Because I’m neither American nor someone who even made it to a bachelors programme to drop out of, it all made me feel a little left-out. What I am, though, is a capable designer, so in the spirit of March Madness, I took it upon myself to create an alma mater of my own:

University of Great Hair

Here’s a little timelapse of the design process:

Now I don’t feel so left out. The finished result:

Rickmansland Calling

It’s a slow process, but I’ve been trying to get myself out to more portfolio reviews when I can get them. I’ll usually give people cat stickers or post-it notes, but I had an idea recently to use the tiny letterpress to make some calling cards. Not business cards- I’m far too independent and self-depreciating for them – just something to give someone, to hopefully remind them they met me.

Letterpressing alone would make for a nice and somewhat-unique thing in this world, but I had an idea for how to make them more interesting. I’m constantly drawing robots doing mundane things, which I’ve combined into the cards – along with my name, I’ve letterpressed in a template for a robot, which I can fill in for the recipient based on the mood of the encounter.

As I was printing something as small as intended with my little letterpress (for once), it gave a really good deep impression on the paper stock.

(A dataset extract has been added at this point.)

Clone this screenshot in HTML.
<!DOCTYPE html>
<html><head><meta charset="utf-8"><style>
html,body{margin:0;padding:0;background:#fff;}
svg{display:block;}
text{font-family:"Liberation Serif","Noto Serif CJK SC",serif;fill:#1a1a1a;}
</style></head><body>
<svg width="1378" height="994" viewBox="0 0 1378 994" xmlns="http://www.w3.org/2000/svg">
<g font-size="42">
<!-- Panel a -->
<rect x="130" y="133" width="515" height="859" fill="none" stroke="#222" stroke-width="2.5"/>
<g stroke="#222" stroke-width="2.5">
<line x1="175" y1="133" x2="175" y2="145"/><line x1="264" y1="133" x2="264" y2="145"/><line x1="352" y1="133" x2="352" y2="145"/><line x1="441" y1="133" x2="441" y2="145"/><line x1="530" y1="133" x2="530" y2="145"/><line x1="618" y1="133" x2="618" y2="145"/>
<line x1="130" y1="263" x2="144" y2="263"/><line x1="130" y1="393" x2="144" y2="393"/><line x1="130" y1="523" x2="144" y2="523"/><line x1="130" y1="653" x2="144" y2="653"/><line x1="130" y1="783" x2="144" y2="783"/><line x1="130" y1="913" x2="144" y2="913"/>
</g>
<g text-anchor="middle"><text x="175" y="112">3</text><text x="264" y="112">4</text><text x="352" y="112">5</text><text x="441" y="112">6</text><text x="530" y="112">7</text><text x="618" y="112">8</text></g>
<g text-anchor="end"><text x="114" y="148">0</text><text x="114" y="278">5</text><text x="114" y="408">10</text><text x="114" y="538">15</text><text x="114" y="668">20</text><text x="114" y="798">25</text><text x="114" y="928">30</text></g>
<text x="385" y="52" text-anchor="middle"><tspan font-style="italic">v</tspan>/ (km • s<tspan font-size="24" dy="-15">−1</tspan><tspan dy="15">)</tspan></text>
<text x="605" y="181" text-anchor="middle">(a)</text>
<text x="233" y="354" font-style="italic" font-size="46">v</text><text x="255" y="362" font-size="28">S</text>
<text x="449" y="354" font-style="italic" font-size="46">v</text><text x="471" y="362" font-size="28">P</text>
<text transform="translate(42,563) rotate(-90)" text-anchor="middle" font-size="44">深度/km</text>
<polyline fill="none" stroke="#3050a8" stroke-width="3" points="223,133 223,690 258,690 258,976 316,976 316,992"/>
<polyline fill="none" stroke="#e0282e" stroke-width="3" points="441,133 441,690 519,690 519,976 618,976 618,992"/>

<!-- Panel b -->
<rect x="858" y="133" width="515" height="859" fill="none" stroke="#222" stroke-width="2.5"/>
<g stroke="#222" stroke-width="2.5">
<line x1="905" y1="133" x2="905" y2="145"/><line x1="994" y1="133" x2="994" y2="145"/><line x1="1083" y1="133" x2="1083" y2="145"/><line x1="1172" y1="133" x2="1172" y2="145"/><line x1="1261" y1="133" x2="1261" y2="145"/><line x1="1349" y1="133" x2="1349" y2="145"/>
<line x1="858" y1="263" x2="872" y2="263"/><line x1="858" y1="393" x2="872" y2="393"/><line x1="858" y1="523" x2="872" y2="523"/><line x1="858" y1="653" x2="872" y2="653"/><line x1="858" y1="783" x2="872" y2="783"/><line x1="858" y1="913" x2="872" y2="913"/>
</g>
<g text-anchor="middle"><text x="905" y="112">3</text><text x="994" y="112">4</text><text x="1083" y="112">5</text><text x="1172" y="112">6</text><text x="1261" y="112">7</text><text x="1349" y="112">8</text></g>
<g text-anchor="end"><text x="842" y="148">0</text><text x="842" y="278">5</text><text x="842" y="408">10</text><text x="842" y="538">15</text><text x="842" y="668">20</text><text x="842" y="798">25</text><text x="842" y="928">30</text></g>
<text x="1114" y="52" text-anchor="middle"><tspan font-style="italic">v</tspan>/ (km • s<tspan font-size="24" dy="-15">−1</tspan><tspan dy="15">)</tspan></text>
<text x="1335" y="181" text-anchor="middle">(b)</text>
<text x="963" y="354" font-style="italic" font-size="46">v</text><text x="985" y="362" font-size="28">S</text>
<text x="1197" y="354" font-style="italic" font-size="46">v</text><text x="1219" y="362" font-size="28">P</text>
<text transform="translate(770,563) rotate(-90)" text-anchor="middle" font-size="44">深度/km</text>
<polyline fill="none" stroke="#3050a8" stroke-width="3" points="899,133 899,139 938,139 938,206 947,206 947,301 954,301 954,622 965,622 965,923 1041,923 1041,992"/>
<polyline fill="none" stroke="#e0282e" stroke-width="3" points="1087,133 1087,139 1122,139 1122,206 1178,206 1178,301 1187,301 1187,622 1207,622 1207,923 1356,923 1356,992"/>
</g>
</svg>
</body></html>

Check out the tiny video I made about making these tiny cards!

Now let’s hope I can find some interesting people to give them to.

Freezing in a Heatwave

A new record cover I created is released today! It’s the debut single for a new signing to Med School Music – a chap called Lakeway. Aside from the title, I was kind of given carte blanche with the direction for this project, so I ended up creating some artwork intended to feel ‘connected’ like nerves, which I then physically froze.

I made it by hammering some carefully-placed nails into a surface I painted, then winding cotton thread between the nails (it’s all one continuous piece again!) to form the letters. I was happy with the design at that point, but it needed to represent the frozen part of the title too, so (obviously?) I put the whole thing in my kitchen’s freezer. I sprayed it with water at intervals until the ice had built up enough around the cotton threads for the lettering to solidify satisfactorially.

It hung out with the frozen peas for a couple of days while we got final approval, then for a little something extra, I timelapsed the ice melting away from it again and reversed the result, so it was becoming frozen again. Harry at Hospital Records then swept in and edited the timelapse into some nice motion graphics to accompany the track uploads to YouTube.

It’s nice to have a bit of ice-cold artwork for this long hot summer we’ve been having in Britain!